### Task:
Strip the pictures and reproduce the rest of the listing exactly.
____ Collected material
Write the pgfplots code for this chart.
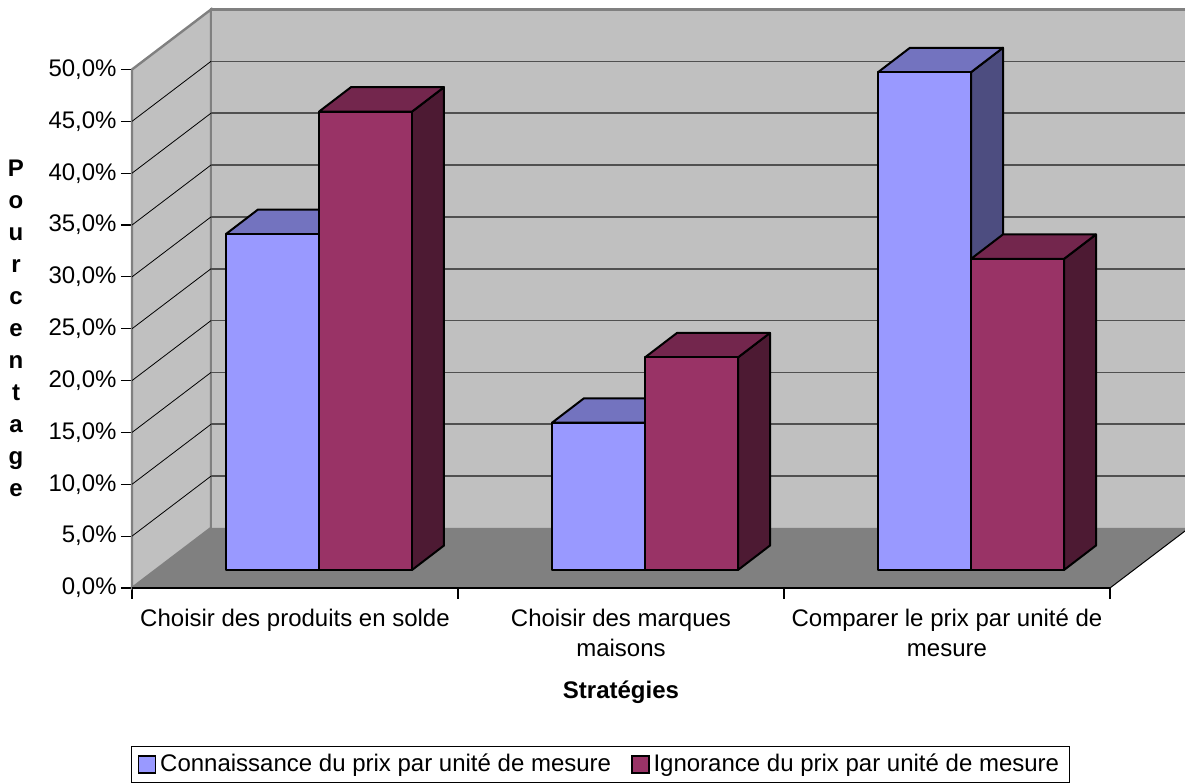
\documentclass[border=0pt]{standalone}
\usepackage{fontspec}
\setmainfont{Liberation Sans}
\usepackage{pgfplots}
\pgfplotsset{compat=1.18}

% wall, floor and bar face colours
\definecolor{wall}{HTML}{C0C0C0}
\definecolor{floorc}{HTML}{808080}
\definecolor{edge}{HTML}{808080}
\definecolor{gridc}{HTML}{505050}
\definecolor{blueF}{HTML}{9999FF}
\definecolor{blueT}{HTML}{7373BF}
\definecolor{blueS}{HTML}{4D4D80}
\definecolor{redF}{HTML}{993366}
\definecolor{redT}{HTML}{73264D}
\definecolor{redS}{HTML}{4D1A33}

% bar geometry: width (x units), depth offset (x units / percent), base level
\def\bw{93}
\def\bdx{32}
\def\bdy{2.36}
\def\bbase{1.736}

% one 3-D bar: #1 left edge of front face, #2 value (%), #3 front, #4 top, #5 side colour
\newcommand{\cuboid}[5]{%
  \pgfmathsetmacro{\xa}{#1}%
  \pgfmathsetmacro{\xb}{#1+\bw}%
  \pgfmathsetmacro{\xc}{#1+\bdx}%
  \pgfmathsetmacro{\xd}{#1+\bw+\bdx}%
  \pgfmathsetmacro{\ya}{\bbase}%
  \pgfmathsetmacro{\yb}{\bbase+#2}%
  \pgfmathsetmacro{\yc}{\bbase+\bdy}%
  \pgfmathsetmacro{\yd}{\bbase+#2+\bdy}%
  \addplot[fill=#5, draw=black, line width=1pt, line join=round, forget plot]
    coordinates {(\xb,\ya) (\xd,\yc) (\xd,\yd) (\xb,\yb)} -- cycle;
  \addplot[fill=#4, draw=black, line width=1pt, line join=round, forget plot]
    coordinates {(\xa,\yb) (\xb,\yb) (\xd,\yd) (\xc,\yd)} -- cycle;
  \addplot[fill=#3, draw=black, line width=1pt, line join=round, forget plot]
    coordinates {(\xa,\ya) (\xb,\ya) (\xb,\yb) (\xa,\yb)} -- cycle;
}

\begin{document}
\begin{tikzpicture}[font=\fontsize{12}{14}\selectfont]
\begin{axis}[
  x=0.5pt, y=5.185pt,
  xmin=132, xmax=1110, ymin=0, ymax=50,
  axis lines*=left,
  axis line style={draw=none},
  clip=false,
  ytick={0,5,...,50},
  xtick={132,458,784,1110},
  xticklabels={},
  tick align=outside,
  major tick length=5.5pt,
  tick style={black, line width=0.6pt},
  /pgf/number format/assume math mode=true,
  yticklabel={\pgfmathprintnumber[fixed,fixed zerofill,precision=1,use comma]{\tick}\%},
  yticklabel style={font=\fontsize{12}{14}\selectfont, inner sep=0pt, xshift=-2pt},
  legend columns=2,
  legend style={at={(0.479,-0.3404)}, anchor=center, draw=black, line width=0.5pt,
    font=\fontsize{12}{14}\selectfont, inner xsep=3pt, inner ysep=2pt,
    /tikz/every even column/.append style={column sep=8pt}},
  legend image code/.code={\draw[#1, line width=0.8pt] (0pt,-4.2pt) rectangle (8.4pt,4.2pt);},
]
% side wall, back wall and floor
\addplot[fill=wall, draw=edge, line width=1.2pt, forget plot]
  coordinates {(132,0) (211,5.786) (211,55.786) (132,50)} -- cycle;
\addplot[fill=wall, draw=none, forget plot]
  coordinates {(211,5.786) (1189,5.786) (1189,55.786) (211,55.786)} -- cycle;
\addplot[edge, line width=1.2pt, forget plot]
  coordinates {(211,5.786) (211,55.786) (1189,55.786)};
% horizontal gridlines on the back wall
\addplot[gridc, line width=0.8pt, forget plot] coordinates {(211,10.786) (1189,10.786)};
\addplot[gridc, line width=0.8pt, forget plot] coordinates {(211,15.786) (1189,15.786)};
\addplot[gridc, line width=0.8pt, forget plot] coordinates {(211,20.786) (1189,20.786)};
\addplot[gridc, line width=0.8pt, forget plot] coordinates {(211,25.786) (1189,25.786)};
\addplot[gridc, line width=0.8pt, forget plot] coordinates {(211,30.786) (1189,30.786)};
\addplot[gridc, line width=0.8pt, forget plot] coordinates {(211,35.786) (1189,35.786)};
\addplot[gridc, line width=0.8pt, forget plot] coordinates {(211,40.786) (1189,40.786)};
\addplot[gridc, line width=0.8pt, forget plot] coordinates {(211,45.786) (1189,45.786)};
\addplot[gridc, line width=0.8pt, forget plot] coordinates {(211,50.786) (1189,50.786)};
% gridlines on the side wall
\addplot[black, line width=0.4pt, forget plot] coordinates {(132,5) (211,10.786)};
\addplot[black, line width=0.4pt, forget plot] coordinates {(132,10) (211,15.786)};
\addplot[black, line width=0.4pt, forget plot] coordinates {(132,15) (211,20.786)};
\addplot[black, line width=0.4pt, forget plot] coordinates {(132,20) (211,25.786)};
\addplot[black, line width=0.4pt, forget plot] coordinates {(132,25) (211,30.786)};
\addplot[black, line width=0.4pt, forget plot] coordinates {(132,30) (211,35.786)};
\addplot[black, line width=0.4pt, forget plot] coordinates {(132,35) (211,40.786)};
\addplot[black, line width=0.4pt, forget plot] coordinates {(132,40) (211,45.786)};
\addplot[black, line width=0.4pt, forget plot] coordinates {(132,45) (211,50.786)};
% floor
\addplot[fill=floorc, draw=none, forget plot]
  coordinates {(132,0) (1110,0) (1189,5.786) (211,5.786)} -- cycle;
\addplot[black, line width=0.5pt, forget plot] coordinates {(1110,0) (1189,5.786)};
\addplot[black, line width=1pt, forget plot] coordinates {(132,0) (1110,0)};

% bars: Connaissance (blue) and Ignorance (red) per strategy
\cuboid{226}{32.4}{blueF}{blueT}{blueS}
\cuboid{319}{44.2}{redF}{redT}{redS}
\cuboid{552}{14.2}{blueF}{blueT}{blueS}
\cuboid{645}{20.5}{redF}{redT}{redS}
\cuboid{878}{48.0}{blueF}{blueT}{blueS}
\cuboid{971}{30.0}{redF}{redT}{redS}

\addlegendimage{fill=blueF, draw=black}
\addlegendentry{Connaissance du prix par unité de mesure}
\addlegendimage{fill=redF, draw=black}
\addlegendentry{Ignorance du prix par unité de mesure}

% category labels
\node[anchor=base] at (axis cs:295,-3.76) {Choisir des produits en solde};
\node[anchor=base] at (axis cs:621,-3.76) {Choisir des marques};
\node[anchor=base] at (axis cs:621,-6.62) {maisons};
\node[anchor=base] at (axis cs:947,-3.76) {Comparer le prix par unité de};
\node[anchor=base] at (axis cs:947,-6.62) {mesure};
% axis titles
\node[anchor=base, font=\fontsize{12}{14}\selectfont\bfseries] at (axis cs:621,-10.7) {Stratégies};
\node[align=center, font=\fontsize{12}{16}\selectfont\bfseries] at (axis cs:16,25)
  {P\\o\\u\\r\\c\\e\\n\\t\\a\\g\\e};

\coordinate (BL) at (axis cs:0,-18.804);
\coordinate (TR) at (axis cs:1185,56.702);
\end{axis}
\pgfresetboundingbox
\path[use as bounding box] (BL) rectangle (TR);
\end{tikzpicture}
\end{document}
________
### Worked solution:
Write the pgfplots code for this chart.
\documentclass[border=0pt]{standalone}
\usepackage{fontspec}
\setmainfont{Liberation Sans}
\usepackage{pgfplots}
\pgfplotsset{compat=1.18}

% wall, floor and bar face colours
\definecolor{wall}{HTML}{C0C0C0}
\definecolor{floorc}{HTML}{808080}
\definecolor{edge}{HTML}{808080}
\definecolor{gridc}{HTML}{505050}
\definecolor{blueF}{HTML}{9999FF}
\definecolor{blueT}{HTML}{7373BF}
\definecolor{blueS}{HTML}{4D4D80}
\definecolor{redF}{HTML}{993366}
\definecolor{redT}{HTML}{73264D}
\definecolor{redS}{HTML}{4D1A33}

% bar geometry: width (x units), depth offset (x units / percent), base level
\def\bw{93}
\def\bdx{32}
\def\bdy{2.36}
\def\bbase{1.736}

% one 3-D bar: #1 left edge of front face, #2 value (%), #3 front, #4 top, #5 side colour
\newcommand{\cuboid}[5]{%
  \pgfmathsetmacro{\xa}{#1}%
  \pgfmathsetmacro{\xb}{#1+\bw}%
  \pgfmathsetmacro{\xc}{#1+\bdx}%
  \pgfmathsetmacro{\xd}{#1+\bw+\bdx}%
  \pgfmathsetmacro{\ya}{\bbase}%
  \pgfmathsetmacro{\yb}{\bbase+#2}%
  \pgfmathsetmacro{\yc}{\bbase+\bdy}%
  \pgfmathsetmacro{\yd}{\bbase+#2+\bdy}%
  \addplot[fill=#5, draw=black, line width=1pt, line join=round, forget plot]
    coordinates {(\xb,\ya) (\xd,\yc) (\xd,\yd) (\xb,\yb)} -- cycle;
  \addplot[fill=#4, draw=black, line width=1pt, line join=round, forget plot]
    coordinates {(\xa,\yb) (\xb,\yb) (\xd,\yd) (\xc,\yd)} -- cycle;
  \addplot[fill=#3, draw=black, line width=1pt, line join=round, forget plot]
    coordinates {(\xa,\ya) (\xb,\ya) (\xb,\yb) (\xa,\yb)} -- cycle;
}

\begin{document}
\begin{tikzpicture}[font=\fontsize{12}{14}\selectfont]
\begin{axis}[
  x=0.5pt, y=5.185pt,
  xmin=132, xmax=1110, ymin=0, ymax=50,
  axis lines*=left,
  axis line style={draw=none},
  clip=false,
  ytick={0,5,...,50},
  xtick={132,458,784,1110},
  xticklabels={},
  tick align=outside,
  major tick length=5.5pt,
  tick style={black, line width=0.6pt},
  /pgf/number format/assume math mode=true,
  yticklabel={\pgfmathprintnumber[fixed,fixed zerofill,precision=1,use comma]{\tick}\%},
  yticklabel style={font=\fontsize{12}{14}\selectfont, inner sep=0pt, xshift=-2pt},
  legend columns=2,
  legend style={at={(0.479,-0.3404)}, anchor=center, draw=black, line width=0.5pt,
    font=\fontsize{12}{14}\selectfont, inner xsep=3pt, inner ysep=2pt,
    /tikz/every even column/.append style={column sep=8pt}},
  legend image code/.code={\draw[#1, line width=0.8pt] (0pt,-4.2pt) rectangle (8.4pt,4.2pt);},
]
% side wall, back wall and floor
\addplot[fill=wall, draw=edge, line width=1.2pt, forget plot]
  coordinates {(132,0) (211,5.786) (211,55.786) (132,50)} -- cycle;
\addplot[fill=wall, draw=none, forget plot]
  coordinates {(211,5.786) (1189,5.786) (1189,55.786) (211,55.786)} -- cycle;
\addplot[edge, line width=1.2pt, forget plot]
  coordinates {(211,5.786) (211,55.786) (1189,55.786)};
% horizontal gridlines on the back wall
\addplot[gridc, line width=0.8pt, forget plot] coordinates {(211,10.786) (1189,10.786)};
\addplot[gridc, line width=0.8pt, forget plot] coordinates {(211,15.786) (1189,15.786)};
\addplot[gridc, line width=0.8pt, forget plot] coordinates {(211,20.786) (1189,20.786)};
\addplot[gridc, line width=0.8pt, forget plot] coordinates {(211,25.786) (1189,25.786)};
\addplot[gridc, line width=0.8pt, forget plot] coordinates {(211,30.786) (1189,30.786)};
\addplot[gridc, line width=0.8pt, forget plot] coordinates {(211,35.786) (1189,35.786)};
\addplot[gridc, line width=0.8pt, forget plot] coordinates {(211,40.786) (1189,40.786)};
\addplot[gridc, line width=0.8pt, forget plot] coordinates {(211,45.786) (1189,45.786)};
\addplot[gridc, line width=0.8pt, forget plot] coordinates {(211,50.786) (1189,50.786)};
% gridlines on the side wall
\addplot[black, line width=0.4pt, forget plot] coordinates {(132,5) (211,10.786)};
\addplot[black, line width=0.4pt, forget plot] coordinates {(132,10) (211,15.786)};
\addplot[black, line width=0.4pt, forget plot] coordinates {(132,15) (211,20.786)};
\addplot[black, line width=0.4pt, forget plot] coordinates {(132,20) (211,25.786)};
\addplot[black, line width=0.4pt, forget plot] coordinates {(132,25) (211,30.786)};
\addplot[black, line width=0.4pt, forget plot] coordinates {(132,30) (211,35.786)};
\addplot[black, line width=0.4pt, forget plot] coordinates {(132,35) (211,40.786)};
\addplot[black, line width=0.4pt, forget plot] coordinates {(132,40) (211,45.786)};
\addplot[black, line width=0.4pt, forget plot] coordinates {(132,45) (211,50.786)};
% floor
\addplot[fill=floorc, draw=none, forget plot]
  coordinates {(132,0) (1110,0) (1189,5.786) (211,5.786)} -- cycle;
\addplot[black, line width=0.5pt, forget plot] coordinates {(1110,0) (1189,5.786)};
\addplot[black, line width=1pt, forget plot] coordinates {(132,0) (1110,0)};

% bars: Connaissance (blue) and Ignorance (red) per strategy
\cuboid{226}{32.4}{blueF}{blueT}{blueS}
\cuboid{319}{44.2}{redF}{redT}{redS}
\cuboid{552}{14.2}{blueF}{blueT}{blueS}
\cuboid{645}{20.5}{redF}{redT}{redS}
\cuboid{878}{48.0}{blueF}{blueT}{blueS}
\cuboid{971}{30.0}{redF}{redT}{redS}

\addlegendimage{fill=blueF, draw=black}
\addlegendentry{Connaissance du prix par unité de mesure}
\addlegendimage{fill=redF, draw=black}
\addlegendentry{Ignorance du prix par unité de mesure}

% category labels
\node[anchor=base] at (axis cs:295,-3.76) {Choisir des produits en solde};
\node[anchor=base] at (axis cs:621,-3.76) {Choisir des marques};
\node[anchor=base] at (axis cs:621,-6.62) {maisons};
\node[anchor=base] at (axis cs:947,-3.76) {Comparer le prix par unité de};
\node[anchor=base] at (axis cs:947,-6.62) {mesure};
% axis titles
\node[anchor=base, font=\fontsize{12}{14}\selectfont\bfseries] at (axis cs:621,-10.7) {Stratégies};
\node[align=center, font=\fontsize{12}{16}\selectfont\bfseries] at (axis cs:16,25)
  {P\\o\\u\\r\\c\\e\\n\\t\\a\\g\\e};

\coordinate (BL) at (axis cs:0,-18.804);
\coordinate (TR) at (axis cs:1185,56.702);
\end{axis}
\pgfresetboundingbox
\path[use as bounding box] (BL) rectangle (TR);
\end{tikzpicture}
\end{document}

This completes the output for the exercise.